» **STATED TASK**: Skip the pictures. Set down, word for word, the lines from the start of the material up to and including the line with "plt.rcParams['font.family'] = ['Lato', 'DejaVu".

[START]

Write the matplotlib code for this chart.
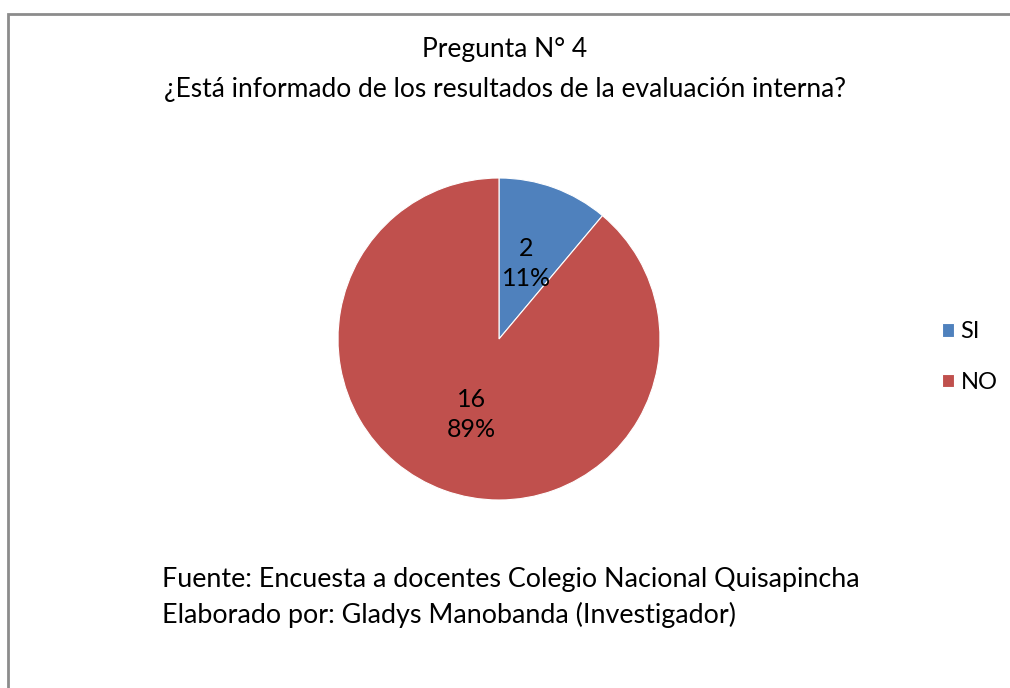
import matplotlib
matplotlib.use("Agg")
import matplotlib.pyplot as plt
from matplotlib.patches import Rectangle

categories = ["SI", "NO"]
values = [2, 16]
colors = ["#4F81BD", "#C0504D"]
title_lines = ["Pregunta N° 4", "¿Está informado de los resultados de la evaluación interna?"]
source_lines = ["Fuente: Encuesta a docentes Colegio Nacional Quisapincha",
                "Elaborado por: Gladys Manobanda (Investigador)"]

plt.rcParams['font.family'] = ['Lato', 'DejaVu Sans']

W, H = 1010, 688
fig = plt.figure(figsize=(W / 100, H / 100), dpi=100)

# outer border
fig.patches.append(Rectangle((8 / W, -0.1), 1.2, 1 - 14 / H + 0.1, transform=fig.transFigure,
                             fill=False, edgecolor="#8c8c8c", linewidth=2))

cx, cy, r = 499, 339, 161
ax = fig.add_axes([(cx - r) / W, 1 - (cy + r) / H, 2 * r / W, 2 * r / H])
total = sum(values)

def fmt(p):
    v = int(round(p * total / 100))
    return f"{v}\n{p:.0f}%"

wedges, texts, autotexts = ax.pie(values, colors=colors, startangle=90, counterclock=False,
                                  autopct=fmt, pctdistance=0.5, radius=1,
                                  wedgeprops=dict(edgecolor="white", linewidth=0.8),
                                  textprops=dict(fontsize=18, color="black", linespacing=1.38))
ax.set_xlim(-1, 1)
ax.set_ylim(-1, 1)
ax.set_aspect("equal")
ax.axis("off")

fig.text(505 / W, 1 - 50 / H, title_lines[0], ha="center", va="center", fontsize=19)
fig.text(505 / W, 1 - 90 / H, title_lines[1], ha="center", va="center", fontsize=19)

fig.text(162 / W, 1 - 580 / H, source_lines[0], ha="left", va="center", fontsize=19.4)
fig.text(162 / W, 1 - 615 / H, source_lines[1], ha="left", va="center", fontsize=19.4)

leg = fig.legend(wedges, categories, loc="center left", bbox_to_anchor=(930 / W, 1 - 357 / H),
                 frameon=False, fontsize=17, handlelength=0.5, handleheight=0.5,
                 handletextpad=0.3, labelspacing=1.25, borderpad=0)

fig.savefig("out.png", dpi=100)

[END]

» **TASK OUTPUT**:
Write the matplotlib code for this chart.
import matplotlib
matplotlib.use("Agg")
import matplotlib.pyplot as plt
from matplotlib.patches import Rectangle

categories = ["SI", "NO"]
values = [2, 16]
colors = ["#4F81BD", "#C0504D"]
title_lines = ["Pregunta N° 4", "¿Está informado de los resultados de la evaluación interna?"]
source_lines = ["Fuente: Encuesta a docentes Colegio Nacional Quisapincha",
                "Elaborado por: Gladys Manobanda (Investigador)"]

plt.rcParams['font.family'] = ['Lato', 'DejaVu Sans']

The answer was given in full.